The report projects global GDP growth at 2.7 percent in 2025 and 2.6 percent in 2026. It also revealed that the volume of world merchandise trade, calculated as the average of exports and imports, grew 4.9 percent year-on-year in the first half of 2025.

The WTO attributed this robust trade expansion to multiple factors, including advance import shipments in North America anticipating increased U.S. tariffs, easing inflation alongside supportive fiscal measures, strong emerging market performance, and a boom in trade related to artificial intelligence (AI) products.

Trade activity among developing countries notably accelerated, with South-South trade rising 8 percent year-on-year in the first half of 2025—outpacing the 6 percent growth in total global trade value. AI-related products such as semiconductors, servers, and telecommunications equipment drove nearly half of this trade growth, with their trade value surging 20 percent year-on-year.

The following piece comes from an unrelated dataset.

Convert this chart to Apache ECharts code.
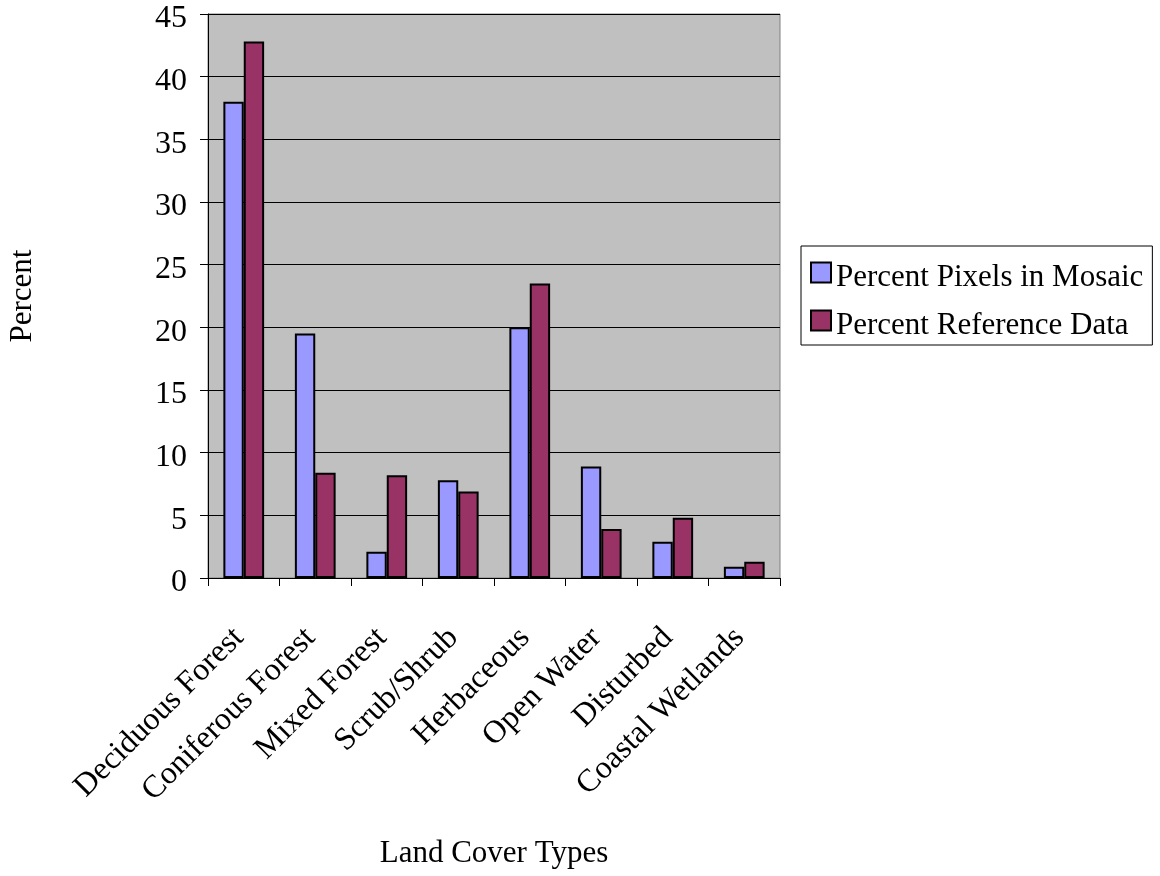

Speaking to the press, WTO Director-General Ngozi Okonjo-Iweala highlighted the trade sector’s ability to withstand significant challenges, noting that despite strong headwinds from unilateral U.S. actions and a sharp increase in trade policy uncertainty, global trade has remained resilient. She emphasized that this durability demonstrates there is a functioning core within the multilateral trading system that continues to operate effectively.

However, the report warned of significant downside risks, chiefly the spread of trade-restrictive measures and mounting policy uncertainty across more countries and sectors. It highlighted concerns that rising import prices and slower shipping could fuel inflation later this year, especially as inventories dwindle in tariff-affected industries.

Regionally, trade performance varied sharply: Asia and Africa are expected to lead export growth in 2025, while Europe faces slower gains, and North America anticipates declining exports. The report also forecast a slowdown in services export growth—from 6.8 percent in 2024 to 4.6 percent in 2025, and further to 4.4 percent in 2026—despite their indirect tariff exposure.

Europe is projected to spearhead services export growth in 2025, followed by Asia, the Middle East, and the Commonwealth of Independent States (CIS), the report concluded.